Over the course of the next 48 hours the one-party media, still reeling from the fall of the Democratic Majority in the U.S. Senate and the expanding GOP Majority in the U.S. House, will attempt to convince the American people that an upset is in the making when it comes to Boehner continuing his role as Speaker of the House.
As evidence of this they will cite GOP backbenchers scrambling to find someone to knock Boehner off his perch – aghast at what they claim is an unwillingness on Boehner’s part to stand for liberty, freedom, the Constitution of the United States – and, well, pretty much everything they say they are for and that Boehner is against.
Those of us who consider ourselves Conservatives – Center Right, more accurately – find the indispensable John Boehner exactly that: indispensable.
The voices calling for Boehner’s head are convinced that they alone have the cure for what ails America.
Claiming themselves to be “liberty-voting” and promising not to be “dictators” who are running the Congress, they accuse Boehner of selling out the principles of conservatism.
They charge that Speaker Boehner has violated his oath to the Constitution and that they will not support his candidacy.
Talk radio – the blogosphere – and cable television – will give bandwidth to some of these voices.
In a world in which leadership requires something more than just “you’re wrong, I’m right” declarations of ideological and political purity, John Boehner represents the GOP’s best hope for a governing majority in the U.S. House of Representatives to last long beyond the straining sounds of his critics.
Boehner’s job isn’t to carry the water of a specific faction of the GOP House Majority – nor is it to yield to the demands of a raucous minority within his conference to shut the place down.

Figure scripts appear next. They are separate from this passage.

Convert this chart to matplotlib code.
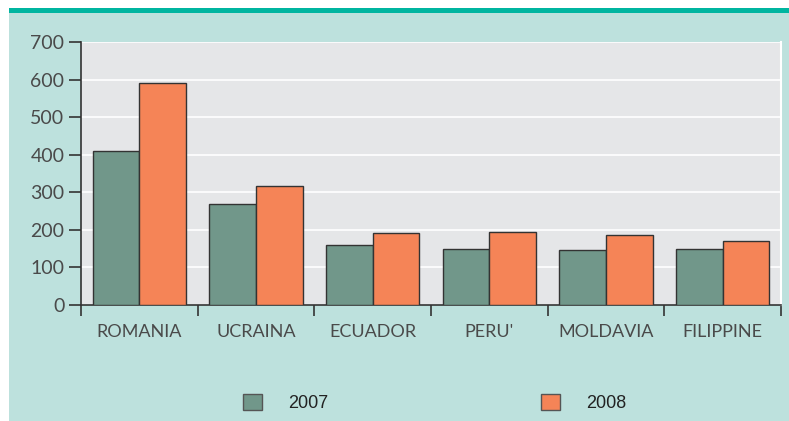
import matplotlib
matplotlib.use("Agg")
import matplotlib.pyplot as plt
from matplotlib.patches import Rectangle
import numpy as np

# Dati
paesi = ["ROMANIA", "UCRAINA", "ECUADOR", "PERU'", "MOLDAVIA", "FILIPPINE"]
valori_2007 = [410, 268, 160, 148, 146, 150]
valori_2008 = [590, 317, 191, 194, 186, 170]
anni = ["2007", "2008"]
y_ticks = [0, 100, 200, 300, 400, 500, 600, 700]

# Colori
COL_2007 = "#71978A"
COL_2008 = "#F58457"
COL_SFONDO = "#BDE1DD"
COL_BANDA = "#00B5A0"
COL_AREA = "#E5E6E8"
COL_TESTO = "#4A4A4A"

fig = plt.figure(figsize=(7.89, 4.21), dpi=100)
fig.patch.set_facecolor("white")

# Sfondo e banda superiore
fig.patches.append(Rectangle((9 / 789, 0), 1, 408 / 421, transform=fig.transFigure,
                             facecolor=COL_SFONDO, edgecolor="none", zorder=-2))
fig.patches.append(Rectangle((9 / 789, 408 / 421), 1, 5 / 421, transform=fig.transFigure,
                             facecolor=COL_BANDA, edgecolor="none", zorder=-2))

ax = fig.add_axes([81 / 789, 116 / 421, 700 / 789, 263 / 421])
ax.set_facecolor(COL_AREA)

x = np.arange(len(paesi))
w = 0.4
b1 = ax.bar(x - w / 2, valori_2007, w, color=COL_2007, edgecolor="#333333",
            linewidth=1.0, label=anni[0], zorder=3)
b2 = ax.bar(x + w / 2, valori_2008, w, color=COL_2008, edgecolor="#333333",
            linewidth=1.0, label=anni[1], zorder=3)

ax.set_xlim(-0.5, len(paesi) - 0.5)
ax.set_ylim(0, 700)
ax.set_yticks(y_ticks)
ax.yaxis.grid(True, color="white", linewidth=1.2, zorder=1)
ax.set_axisbelow(True)

# Tick di categoria ai bordi
ax.set_xticks(x)
ax.set_xticklabels(paesi)
ax.set_xticks(np.arange(-0.5, len(paesi), 1), minor=True)
ax.tick_params(axis="x", which="major", length=0, pad=14,
               labelsize=13, labelcolor=COL_TESTO)
ax.tick_params(axis="x", which="minor", length=8, width=1.2,
               color="#333333", direction="out")
ax.tick_params(axis="y", length=9, width=1.2, color="#333333",
               labelsize=14, labelcolor=COL_TESTO, pad=3)
for lab in ax.get_xticklabels() + ax.get_yticklabels():
    lab.set_family(["Lato", "DejaVu Sans"])

ax.spines["top"].set_visible(False)
ax.spines["right"].set_color("white")
ax.spines["right"].set_linewidth(1.5)
ax.spines["left"].set_color("#333333")
ax.spines["bottom"].set_color("#333333")
ax.spines["left"].set_linewidth(1.2)
ax.spines["bottom"].set_linewidth(1.2)

leg = fig.legend(handles=[b1, b2], labels=anni, loc="center",
                 bbox_to_anchor=(0.551, 0.043), ncol=2, frameon=False,
                 handlelength=1.05, handleheight=1.05, handletextpad=1.45,
                 columnspacing=11.8, borderpad=0,
                 prop={"family": "Liberation Sans", "size": 13})
for t in leg.get_texts():
    t.set_color("#222222")
for h in leg.legend_handles:
    h.set_edgecolor("#555555")

fig.savefig("out.png", dpi=100, facecolor=fig.get_facecolor())
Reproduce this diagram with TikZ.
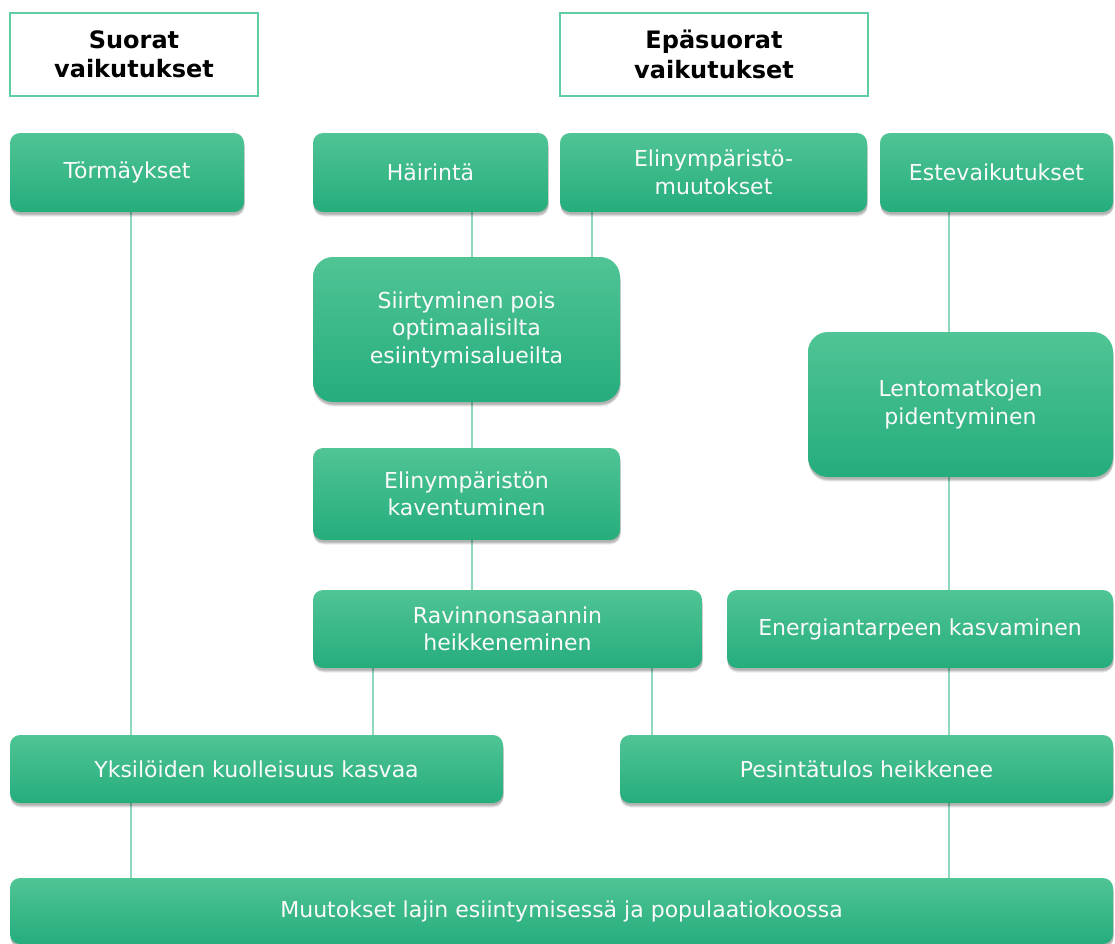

It’s to find a way to get Congress to work – and get things done.
It’s to return the U.S. House to regular order – where bills are reviewed in committee – where debate and dialogue can take place.
A body where Members are given the opportunity to vote without a crisis created by a lack of Presidential leadership, or an intransigent Democratic Senate Majority Leader, forcing them to short-circuit the system of governance that insists on cooperation and compromise.
Cooperation and compromise are both dirty words in an all-or-nothing world in Washington, D.C. – and for those politicians on the extreme of both political spectrums, it’s not only easy – but it’s red meat to their respective base – to call those who employ both as a means to an end of being nothing but sinful to the cause.
The clamor of those who claim that every battle – every vote – every act of the President – or that of Congress – is a threat to democracy, or freedom, or liberty is not only disruptive to the nation’s democracy, but it does a disservice to the real threats to our nation’s ideals.
For those on the right who do the accusing it as though they believe the Founding Fathers would be rolling in their graves to learn that John Boehner would deign to find a way to govern with the President or the Democratic Minority in the House and Senate.
I would argue that the grave rolling would be earth shaking if the Founding Fathers were considered to be so one dimensional that they could not find a way to cooperate and compromise to reach common ground at the beginning of the birth of our nation’s democracy.
The Bill of Rights – the Constitution of the United States of America – the very creation of the United States of America – was nothing but cooperation and compromise and common ground.
History tell us that those who want Boehner to be more of what they want – and less of what America needs – is not on their side.
The Founders who came together to create America were not men incapable of finding a way to meet one another in ways that were not always compatible with one-hundred percent of their individual beliefs.
Millions of Americans objected to the extreme acts of government power that have been exercised by President Obama who claims that he is acting within the authority of the U.S. Constitution.
They objected by voting his party out of power in November.
Replacing one extreme view of the construct and justification of the exercise of political power with another one was not what voters intended in the last election.
Any more than the Founders intended that America would be best served if the checks and balances of government simply became stuck in place because men and women of good faith, but decidedly different views, were unable to find a way to work together to get things done.
The defense of liberty in the extreme is, to be sure, not a vice.
But extremism in the defense of one’s belief in preventing others, like John Boehner, from exercising leadership to guarantee it for future generations of Americans surely is.